J’ai souhaité vous exposer, même si cela peut parfois vous paraître technique, de manière très transparente, les voies dans lesquelles la direction du tourisme et l’agence française de l’ingénierie touristique vont s’engager d’une manière systématique avec une volonté forte d’aboutir dans les mois qui viennent, puisqu’il s’agit d’un vrai travail de terrain, d’un travail de création de richesses.
Nous avons fait des projections sur l’expansion naturelle du tourisme (qui correspond à une forte demande), sur les retards évidents que nous avons, sur le bénéfice que l’on pouvait escompter d’un accroissement de la consommation touristique, d’une meilleure gestion des filières, de l’attrait de clientèles nouvelles par l’amélioration de notre offre, sur des segments où on sait qu’elle n’attend que cela pour se manifester et nous en avons tiré la conclusion que le secteur du tourisme avait la capacité, à condition de faire les efforts, avec une volonté sans faille, que nous indiquons, de créer dans les prochaines années de très nombreux emplois nouveaux.
Les estimations que la direction du tourisme a faites, corroborant l’opinion dominante des spécialistes de ce secteur, indiquent que notre pays a la capacité, à condition naturellement de s’engager résolument dans des voies d’avenir, de créer plus de 100 000 emplois.
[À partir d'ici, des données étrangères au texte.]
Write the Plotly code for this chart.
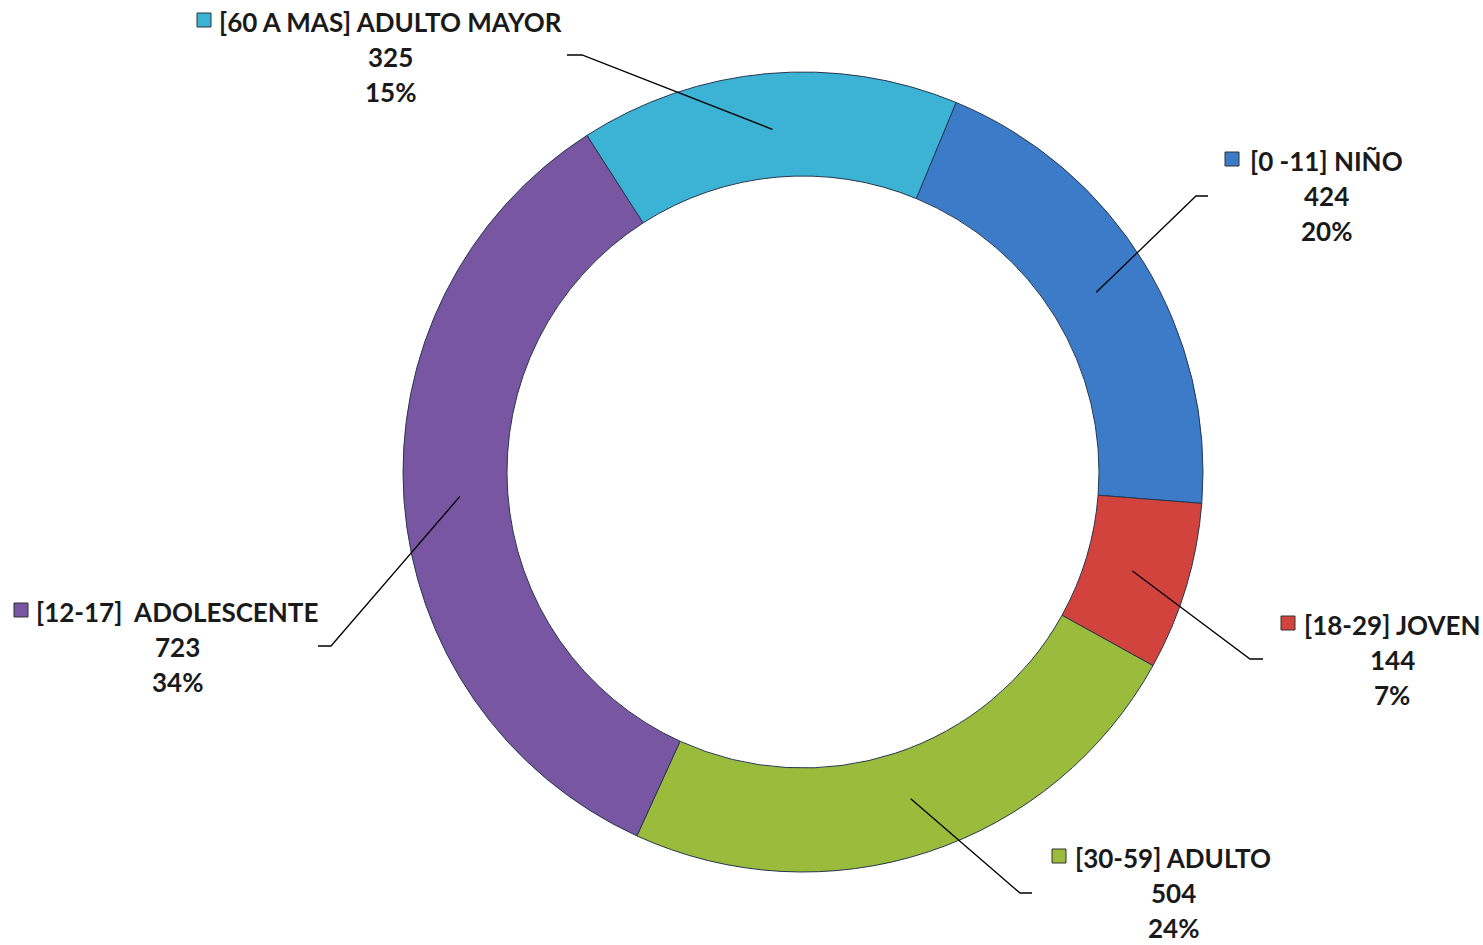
import math
import plotly.graph_objects as go

# data
grupos = ["[0 -11] NIÑO", "[18-29] JOVEN", "[30-59] ADULTO",
          "[12-17]  ADOLESCENTE", "[60 A MAS] ADULTO MAYOR"]
cantidad = [424, 144, 504, 723, 325]
colores = ["#3b7bc8", "#d3433d", "#9abb3b", "#7856a2", "#3cb3d5"]

W, H = 1483, 945
CX, CY, R = 803, 472, 400      # pie centre and outer radius, pixels
HOLE = 0.74
ROT = 22.5

# label layout (pixels): text centre x, first line y, square x, elbow point, line end x
label_pos = [
    dict(tx=1326, ty=161, sx=1232, ex=1196, ey=196, lx=1208),
    dict(tx=1392, ty=625, sx=1288, ex=1250, ey=659, lx=1263),
    dict(tx=1173, ty=858, sx=1059, ex=1020, ey=893, lx=1032),
    dict(tx=177, ty=612, sx=21, ex=331, ey=646, lx=318),
    dict(tx=391, ty=22, sx=204, ex=582, ey=55, lx=567),
]


def px(x):
    return x / W


def py(y):
    return 1 - y / H


fig = go.Figure()
fig.add_trace(go.Pie(
    labels=grupos, values=cantidad, hole=HOLE, sort=False,
    direction="clockwise", rotation=ROT, textinfo="none",
    marker=dict(colors=colores, line=dict(color="#26374f", width=1)),
    domain=dict(x=[px(CX - R), px(CX + R)], y=[py(CY + R), py(CY - R)]),
    showlegend=False,
))

total = sum(cantidad)
acum = 0
annotations = []
shapes = []
font = dict(family="Lato", size=26, color="#1a1a1a", weight="bold")
for g, v, c, p in zip(grupos, cantidad, colores, label_pos):
    mid = ROT + (acum + v / 2) / total * 360
    acum += v
    rm = R * (1 + HOLE) / 2 - 4
    x0 = CX + rm * math.sin(math.radians(mid))
    y0 = CY - rm * math.cos(math.radians(mid))
    shapes.append(dict(
        type="path", xref="paper", yref="paper",
        path=f"M {px(x0)} {py(y0)} L {px(p['ex'])} {py(p['ey'])} L {px(p['lx'])} {py(p['ey'])}",
        line=dict(color="black", width=1.3)))
    pct = f"{round(v / total * 100)}%"
    for i, t in enumerate([g, str(v), pct]):
        annotations.append(dict(
            x=px(p["tx"]), y=py(p["ty"] + i * 35), xref="paper", yref="paper",
            text=t, showarrow=False, xanchor="center", yanchor="middle", font=font))
    shapes.append(dict(
        type="rect", xref="paper", yref="paper",
        x0=px(p["sx"] - 7), x1=px(p["sx"] + 7),
        y0=py(p["ty"] + 5), y1=py(p["ty"] - 9),
        fillcolor=c, line=dict(color="#333333", width=1)))

fig.update_layout(
    width=W, height=H, margin=dict(l=0, r=0, t=0, b=0),
    paper_bgcolor="white", plot_bgcolor="white",
    annotations=annotations, shapes=shapes,
)

# drop the browser's default body margin so the figure fills the window
fig.write_html("out.html", config={"displayModeBar": False},
               post_script="document.body.style.margin='0';")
Votre dossier comporte sur ce point des éléments économiques chiffrés.
C’est donc une grande ambition pour la politique du tourisme et pour notre pays, d’autant plus que le tourisme est plus que toute autre activité, une activité essentielle à la nation.
C’est de la France, de ses paysages, de ses traditions, de sa culture, qu’il s’agit. Et ce sont les Français qui sont les acteurs de cette activité.
Voilà pourquoi je voudrais pour terminer, entouré de tous les organisateurs du Salon des vacances en France et des acteurs du tourisme, rendre hommage à tous les professionnels, à saluer leurs efforts et à leur dire l’engagement du gouvernement à leurs côtés.